(Extracted material):
┄┄┄┄┄┄

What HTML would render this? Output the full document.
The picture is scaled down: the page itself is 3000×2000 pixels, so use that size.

┄┄┄┄┄┄

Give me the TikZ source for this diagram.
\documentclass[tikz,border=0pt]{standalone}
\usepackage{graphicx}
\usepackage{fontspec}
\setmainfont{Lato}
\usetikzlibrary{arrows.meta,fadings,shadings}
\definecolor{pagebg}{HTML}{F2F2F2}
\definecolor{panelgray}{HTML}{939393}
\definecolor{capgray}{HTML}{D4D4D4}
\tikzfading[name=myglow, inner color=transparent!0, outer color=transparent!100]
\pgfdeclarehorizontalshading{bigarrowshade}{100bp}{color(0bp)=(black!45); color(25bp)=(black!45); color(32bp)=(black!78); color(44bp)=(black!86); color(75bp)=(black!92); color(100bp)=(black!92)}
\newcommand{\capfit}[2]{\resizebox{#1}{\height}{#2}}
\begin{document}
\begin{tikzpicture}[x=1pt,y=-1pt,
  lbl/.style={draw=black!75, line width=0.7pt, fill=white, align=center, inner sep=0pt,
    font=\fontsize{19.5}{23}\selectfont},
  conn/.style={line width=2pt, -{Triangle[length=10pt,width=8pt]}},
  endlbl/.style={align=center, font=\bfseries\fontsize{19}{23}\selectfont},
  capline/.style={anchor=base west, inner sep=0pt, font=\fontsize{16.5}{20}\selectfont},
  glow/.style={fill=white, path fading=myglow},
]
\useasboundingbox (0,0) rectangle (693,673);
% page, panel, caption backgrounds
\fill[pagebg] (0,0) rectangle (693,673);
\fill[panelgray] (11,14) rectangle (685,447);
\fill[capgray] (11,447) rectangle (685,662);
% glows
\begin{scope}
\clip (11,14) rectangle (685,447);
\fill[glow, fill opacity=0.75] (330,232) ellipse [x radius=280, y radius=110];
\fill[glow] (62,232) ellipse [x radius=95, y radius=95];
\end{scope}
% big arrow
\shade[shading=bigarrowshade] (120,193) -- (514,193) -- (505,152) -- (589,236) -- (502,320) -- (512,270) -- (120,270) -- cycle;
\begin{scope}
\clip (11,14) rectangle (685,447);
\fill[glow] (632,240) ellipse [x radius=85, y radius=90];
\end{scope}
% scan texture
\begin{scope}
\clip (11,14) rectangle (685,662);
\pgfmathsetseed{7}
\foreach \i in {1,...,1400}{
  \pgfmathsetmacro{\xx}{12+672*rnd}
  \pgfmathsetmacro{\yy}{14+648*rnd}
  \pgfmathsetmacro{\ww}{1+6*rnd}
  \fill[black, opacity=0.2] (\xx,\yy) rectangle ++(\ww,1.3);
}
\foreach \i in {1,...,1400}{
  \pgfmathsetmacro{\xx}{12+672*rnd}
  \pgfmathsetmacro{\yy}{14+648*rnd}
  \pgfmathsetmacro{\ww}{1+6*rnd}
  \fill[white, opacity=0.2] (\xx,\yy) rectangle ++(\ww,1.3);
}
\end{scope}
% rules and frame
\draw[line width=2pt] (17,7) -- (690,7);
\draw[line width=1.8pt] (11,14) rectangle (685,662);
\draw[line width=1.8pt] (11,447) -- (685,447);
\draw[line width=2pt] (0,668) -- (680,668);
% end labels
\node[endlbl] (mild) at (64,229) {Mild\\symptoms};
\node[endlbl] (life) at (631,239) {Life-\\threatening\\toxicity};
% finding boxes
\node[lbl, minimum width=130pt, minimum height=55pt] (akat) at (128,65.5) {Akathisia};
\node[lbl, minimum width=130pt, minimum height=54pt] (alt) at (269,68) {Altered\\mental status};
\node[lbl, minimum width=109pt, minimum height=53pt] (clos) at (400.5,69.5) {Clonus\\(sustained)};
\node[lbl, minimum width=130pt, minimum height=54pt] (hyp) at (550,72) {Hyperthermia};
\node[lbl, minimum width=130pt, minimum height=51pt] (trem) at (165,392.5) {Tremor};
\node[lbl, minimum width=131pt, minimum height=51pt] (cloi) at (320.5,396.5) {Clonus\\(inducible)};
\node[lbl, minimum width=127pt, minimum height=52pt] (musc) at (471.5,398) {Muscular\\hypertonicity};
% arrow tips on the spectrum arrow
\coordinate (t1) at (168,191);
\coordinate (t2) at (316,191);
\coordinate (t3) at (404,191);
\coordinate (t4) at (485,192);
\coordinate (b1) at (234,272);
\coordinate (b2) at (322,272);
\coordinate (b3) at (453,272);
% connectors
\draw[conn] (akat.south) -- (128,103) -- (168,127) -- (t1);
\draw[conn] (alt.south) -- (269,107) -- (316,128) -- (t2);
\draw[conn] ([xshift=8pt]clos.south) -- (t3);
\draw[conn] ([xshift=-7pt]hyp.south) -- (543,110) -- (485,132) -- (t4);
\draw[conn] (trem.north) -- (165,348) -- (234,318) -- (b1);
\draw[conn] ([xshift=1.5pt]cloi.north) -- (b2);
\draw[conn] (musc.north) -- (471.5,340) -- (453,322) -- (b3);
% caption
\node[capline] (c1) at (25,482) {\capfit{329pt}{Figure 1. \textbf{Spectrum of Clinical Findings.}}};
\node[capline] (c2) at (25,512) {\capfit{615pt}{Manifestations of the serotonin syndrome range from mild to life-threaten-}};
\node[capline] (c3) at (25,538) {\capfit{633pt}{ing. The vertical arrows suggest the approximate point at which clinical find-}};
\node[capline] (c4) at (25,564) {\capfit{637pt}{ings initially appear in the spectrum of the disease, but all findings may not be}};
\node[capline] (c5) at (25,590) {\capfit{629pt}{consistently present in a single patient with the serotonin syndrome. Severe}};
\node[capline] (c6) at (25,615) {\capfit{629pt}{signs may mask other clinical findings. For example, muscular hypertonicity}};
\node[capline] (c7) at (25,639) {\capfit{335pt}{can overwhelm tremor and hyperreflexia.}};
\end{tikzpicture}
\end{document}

┄┄┄┄┄┄

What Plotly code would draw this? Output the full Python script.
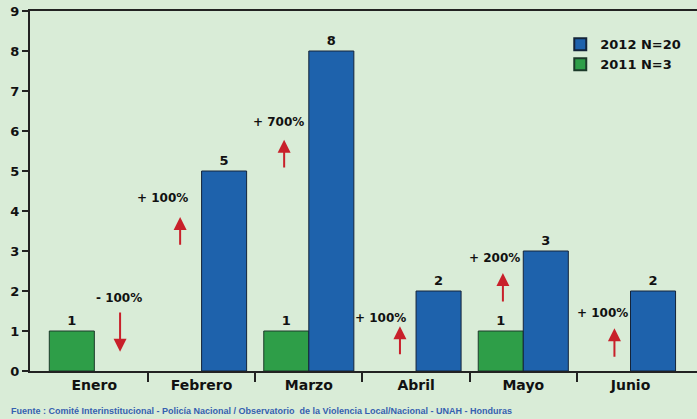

┄┄┄┄┄┄

(Exercise):
Copy out precisely the lines that begin at the line containing "What HTML would" and end at the line containing "The picture is", including both; write nothing else.

(Response below):
What HTML would render this? Output the full document.
The picture is scaled down: the page itself is 3000×2000 pixels, so use that size.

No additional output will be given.